● Goal: Transcribe every line from the top down to the line with "sites = ['West', 'East']", both ends included, but not the pictures.

··· Data segment ···

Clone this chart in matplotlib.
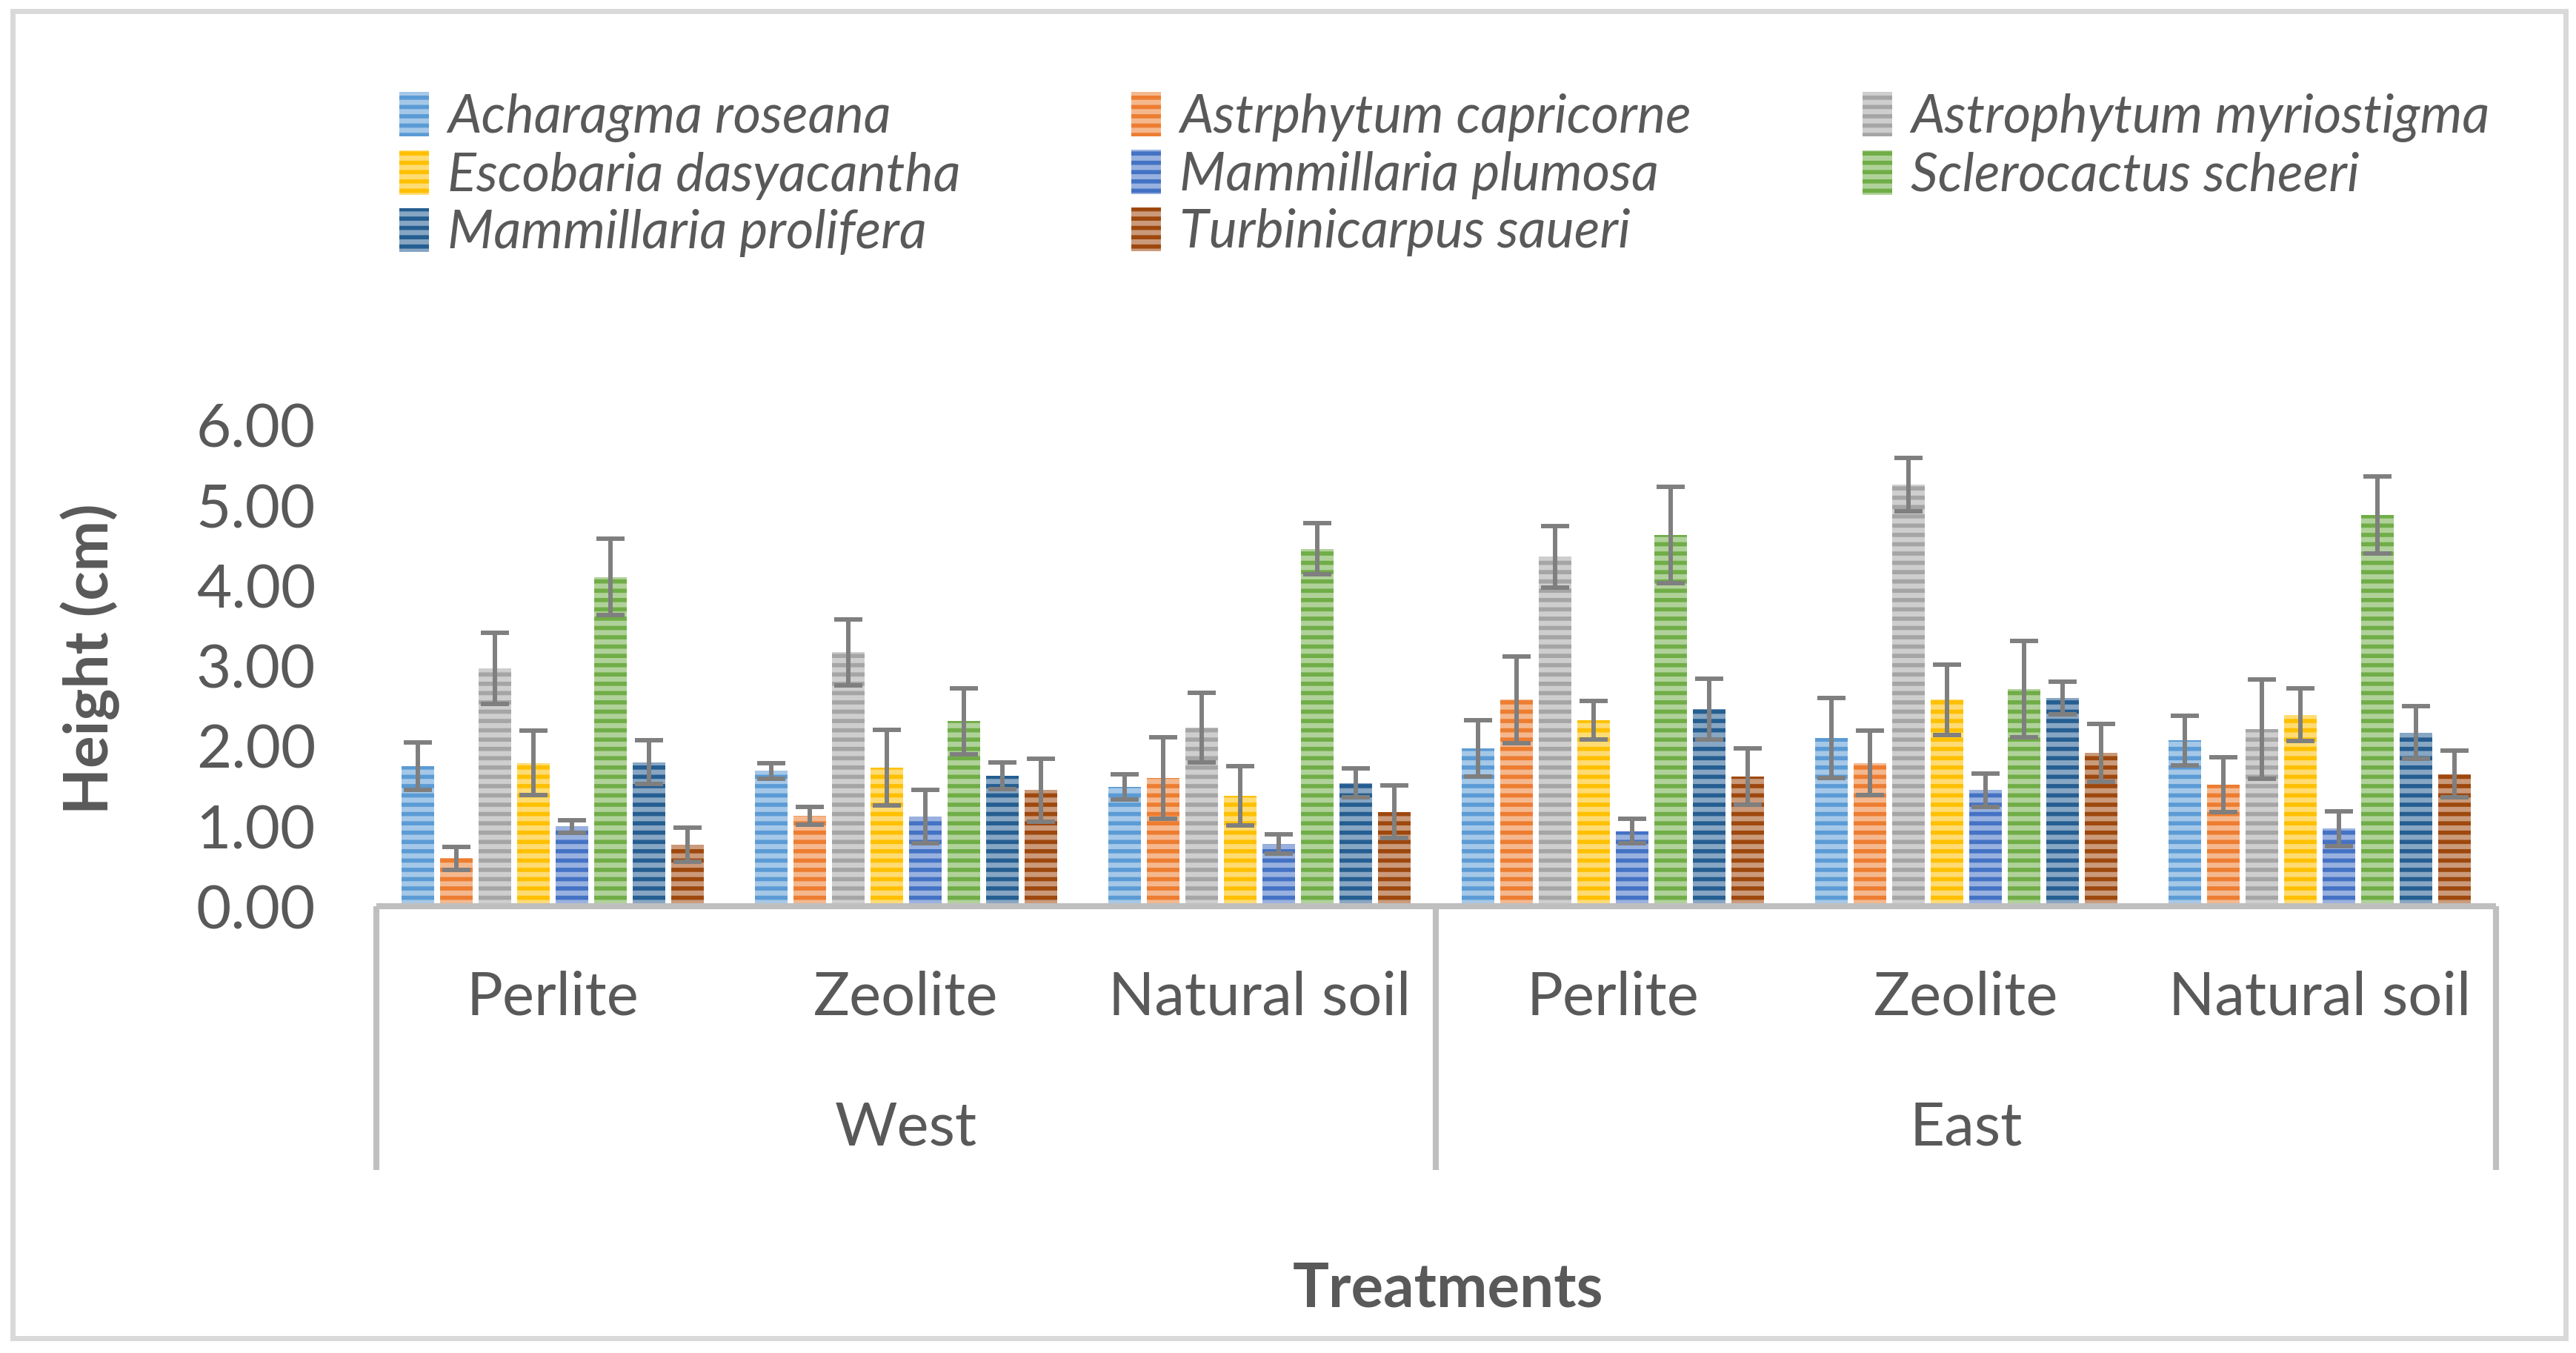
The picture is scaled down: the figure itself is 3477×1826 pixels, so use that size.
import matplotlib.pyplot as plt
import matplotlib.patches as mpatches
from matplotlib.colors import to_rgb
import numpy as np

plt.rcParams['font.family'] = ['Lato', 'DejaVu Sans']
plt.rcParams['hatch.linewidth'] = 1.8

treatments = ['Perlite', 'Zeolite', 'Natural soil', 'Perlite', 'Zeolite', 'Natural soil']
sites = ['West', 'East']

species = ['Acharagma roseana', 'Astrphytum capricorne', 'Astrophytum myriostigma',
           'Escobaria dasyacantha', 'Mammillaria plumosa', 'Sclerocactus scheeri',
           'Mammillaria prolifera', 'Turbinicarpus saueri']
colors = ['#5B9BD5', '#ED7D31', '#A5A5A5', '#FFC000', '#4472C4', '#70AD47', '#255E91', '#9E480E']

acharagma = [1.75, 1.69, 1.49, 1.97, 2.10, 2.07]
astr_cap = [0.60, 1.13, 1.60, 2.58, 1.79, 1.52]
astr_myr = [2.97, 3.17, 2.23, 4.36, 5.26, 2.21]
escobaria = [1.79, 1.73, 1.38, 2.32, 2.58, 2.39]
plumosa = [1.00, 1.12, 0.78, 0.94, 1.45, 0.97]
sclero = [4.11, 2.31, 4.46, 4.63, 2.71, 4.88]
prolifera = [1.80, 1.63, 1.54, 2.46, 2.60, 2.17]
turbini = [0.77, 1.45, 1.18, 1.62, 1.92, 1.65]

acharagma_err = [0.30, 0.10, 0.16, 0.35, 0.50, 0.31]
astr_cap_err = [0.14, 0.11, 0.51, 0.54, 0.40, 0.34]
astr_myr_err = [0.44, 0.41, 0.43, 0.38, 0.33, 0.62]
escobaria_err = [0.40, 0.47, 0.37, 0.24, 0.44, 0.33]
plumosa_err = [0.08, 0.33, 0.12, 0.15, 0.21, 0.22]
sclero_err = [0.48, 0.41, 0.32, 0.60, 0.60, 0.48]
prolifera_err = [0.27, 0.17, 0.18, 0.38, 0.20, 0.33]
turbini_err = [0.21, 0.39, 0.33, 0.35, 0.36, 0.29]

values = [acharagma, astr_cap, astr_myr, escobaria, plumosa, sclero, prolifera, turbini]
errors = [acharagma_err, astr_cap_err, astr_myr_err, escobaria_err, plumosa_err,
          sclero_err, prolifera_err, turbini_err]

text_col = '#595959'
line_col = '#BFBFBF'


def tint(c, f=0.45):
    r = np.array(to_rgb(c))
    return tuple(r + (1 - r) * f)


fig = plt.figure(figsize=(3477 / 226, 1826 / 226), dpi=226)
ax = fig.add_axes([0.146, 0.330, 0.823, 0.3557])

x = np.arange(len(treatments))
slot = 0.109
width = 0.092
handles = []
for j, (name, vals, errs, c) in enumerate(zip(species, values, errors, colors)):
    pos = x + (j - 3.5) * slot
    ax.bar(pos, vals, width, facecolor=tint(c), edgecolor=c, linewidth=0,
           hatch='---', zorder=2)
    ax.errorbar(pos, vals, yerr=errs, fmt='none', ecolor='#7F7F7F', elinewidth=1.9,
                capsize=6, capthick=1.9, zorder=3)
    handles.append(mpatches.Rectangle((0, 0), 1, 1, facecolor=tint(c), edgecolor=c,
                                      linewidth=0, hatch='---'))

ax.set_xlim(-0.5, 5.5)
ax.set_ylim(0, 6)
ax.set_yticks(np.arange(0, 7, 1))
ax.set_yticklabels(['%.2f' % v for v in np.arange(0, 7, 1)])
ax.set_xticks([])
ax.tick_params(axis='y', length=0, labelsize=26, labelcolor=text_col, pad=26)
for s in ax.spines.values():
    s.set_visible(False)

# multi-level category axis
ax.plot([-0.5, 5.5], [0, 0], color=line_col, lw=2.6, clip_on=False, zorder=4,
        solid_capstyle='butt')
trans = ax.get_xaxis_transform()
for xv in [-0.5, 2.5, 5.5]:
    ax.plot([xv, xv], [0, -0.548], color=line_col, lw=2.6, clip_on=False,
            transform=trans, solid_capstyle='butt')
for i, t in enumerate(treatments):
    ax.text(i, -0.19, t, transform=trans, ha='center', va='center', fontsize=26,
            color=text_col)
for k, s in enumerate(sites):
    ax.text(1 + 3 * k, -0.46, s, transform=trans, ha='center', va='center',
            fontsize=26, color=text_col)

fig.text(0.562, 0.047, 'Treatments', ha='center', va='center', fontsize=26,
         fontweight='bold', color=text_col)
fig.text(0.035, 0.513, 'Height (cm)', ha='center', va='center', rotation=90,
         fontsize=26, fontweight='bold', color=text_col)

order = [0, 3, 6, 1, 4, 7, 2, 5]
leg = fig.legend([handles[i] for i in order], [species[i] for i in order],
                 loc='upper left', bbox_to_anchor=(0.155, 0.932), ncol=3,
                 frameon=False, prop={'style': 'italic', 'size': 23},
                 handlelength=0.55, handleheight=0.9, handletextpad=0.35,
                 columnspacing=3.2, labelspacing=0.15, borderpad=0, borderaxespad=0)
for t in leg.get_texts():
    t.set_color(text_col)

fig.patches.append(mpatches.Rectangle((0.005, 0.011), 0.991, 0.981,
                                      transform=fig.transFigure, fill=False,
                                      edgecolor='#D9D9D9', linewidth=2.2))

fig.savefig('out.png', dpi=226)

···

● Correct output:
Clone this chart in matplotlib.
The picture is scaled down: the figure itself is 3477×1826 pixels, so use that size.
import matplotlib.pyplot as plt
import matplotlib.patches as mpatches
from matplotlib.colors import to_rgb
import numpy as np

plt.rcParams['font.family'] = ['Lato', 'DejaVu Sans']
plt.rcParams['hatch.linewidth'] = 1.8

treatments = ['Perlite', 'Zeolite', 'Natural soil', 'Perlite', 'Zeolite', 'Natural soil']
sites = ['West', 'East']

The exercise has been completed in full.